In the real world, isn't more definitely
better? In the world of small boats, less
can be an asset. Discover that small boats
can be fast and maneuverable,
comfortable and fun, by sailing a few that
wed form and function into an irresistible
fiberglass package
Story by Robby Robinson, Photos by Scott Coe
She's some tough little boat," I say to Mary and Jim Kilroy, who own the Melonseed I borrow from time to time. In fact, though two can sail cozily in the little 13-foot, 8-inch boat, the Kilroys bought one each. They'd been sailing a catboat in Massachusetts's Duxbury Bay for years until Mary went off and bought her Melonseed. "I missed sailing with her, so I bought one too," Jim says. Now they not only sail (alone or in company) on Duxbury Bay, row the neighboring North River, and prop up the parties held by the growing fleet of neighborhood Melonseeds, they trail both boats to Florida each winter and explore the shoal-water byways at the back of the Everglades and the pristine world of tidal flats west of the Keys.
Marshfield, Massachusetts, builder Roger Crawford developed the Melonseed from the gunning skiffs that hunted Barnegat Bay during the mid-1800s. "I first encountered the boat in Chapelle's American Small Sailing Craft," says Crawford. "She was dated 'Prior to 1888.' We took the lines for the boat we build from a wooden Melonseed built from plans preserved in the Smithsonian archives." Like the Knockabout, the Melonseed is proof that, in the realms of line, proportion, and function, there are such things as timeless truths.

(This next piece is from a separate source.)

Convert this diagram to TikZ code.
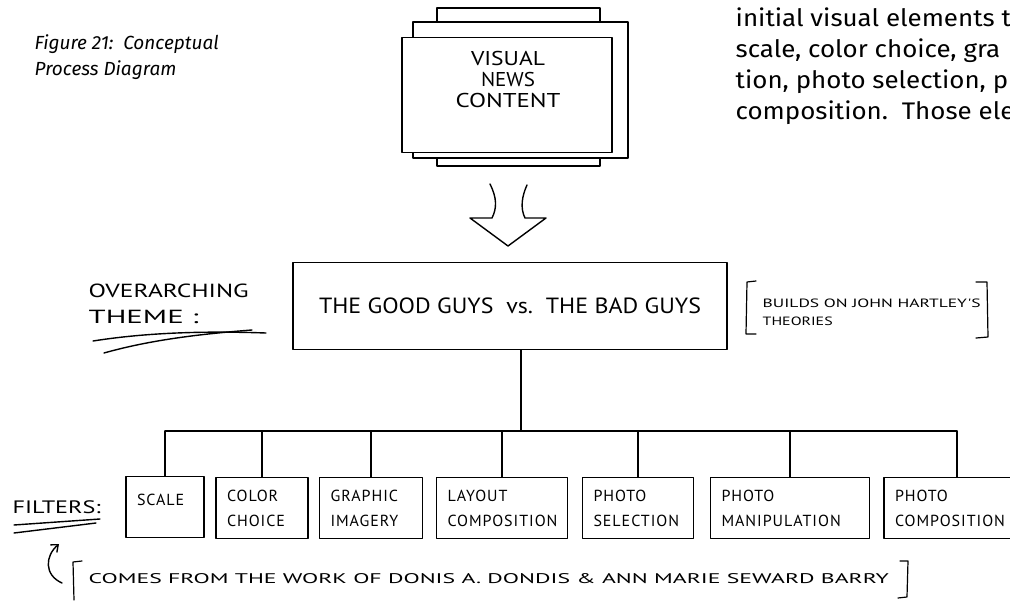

Row her against a chop or plane under sail across a bay, though, and you'll see that she is much more than just a pretty skiff. She was developed to deliver hunters over sloppy, bad-weather water. Right and cute as she looks, her original builders were after function first. Her rig is short, and she weighs more than most planing dinghies, but with the spray shooting laterally and your mental speedo clicking with double-digit speed, those distinctions cease to be very important. "I've always liked sailing," Jim Kilroy says, "but this is something else. These little things are so simple and rugged and capable and pretty. If there's something we're missing out on by sailing them, I sure don't know what it is."